What really killed Blockbuster was streaming video, not just a way of "automating" the DVD rental business - it was the paradigm shift, similar to the mobile banking vs ATM shift that TFA describes.

1 comments

That sounds logical but the timeline doesn’t match up. Blockbuster filed for bankruptcy in 2010. This came after years of decline.

Netflix streaming launched in 2007 and ended 2010 with only 20 million users. (They currently have over 15x that). I was using it from the start, they had barely any content back then, Hulu was pretty new, and that was the entirety of the streaming universe. Netflix’s first major original content, House of Cards, came out in 2013.

Blockbuster peaked in 2004. Redbox was just getting started.

Blockbuster’s fall loves to get shoved into 100 different narratives, none of which match the facts. It was death by 1,000 papercuts. Netflix. Redbox.
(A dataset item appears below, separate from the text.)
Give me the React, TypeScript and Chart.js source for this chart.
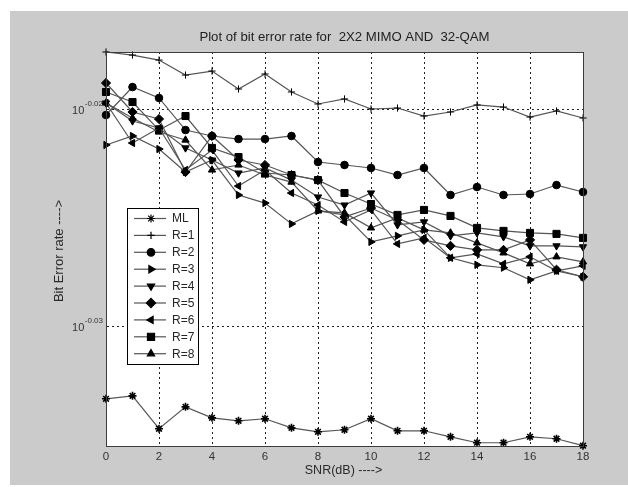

Cable system technology improving drastically. Cable TV improving drastically (this happened right around the time Blockbuster peaked, great book on how/why called Difficult Men). TV show quality in general improving drastically. The rise of HBO. Poor management. Etc.

Yes, that sounds about right. I was too glib in saying that it was video streaming was the cause - one of the final nails in the coffin, perhaps.

As I recall Blockbuster was really in it's heyday in the VHS era, and the largest selection was always VHS even when DVD and then Blu-ray came on the scene.

Digital of one form or another - DVDs and streaming - was the future, and Blockbuster never really fully embraced it, instead just becoming increasingly irrelevant as various alternatives emerged.

It was fun while it lasted though - there was something about the experience of going to Blockbuster, or any of the smaller local video rental stores, and choosing something for movie night. I never really saw the appeal of the Netflix approach of having a want list and not really having control over what they mailed you, as well as the delay of mail.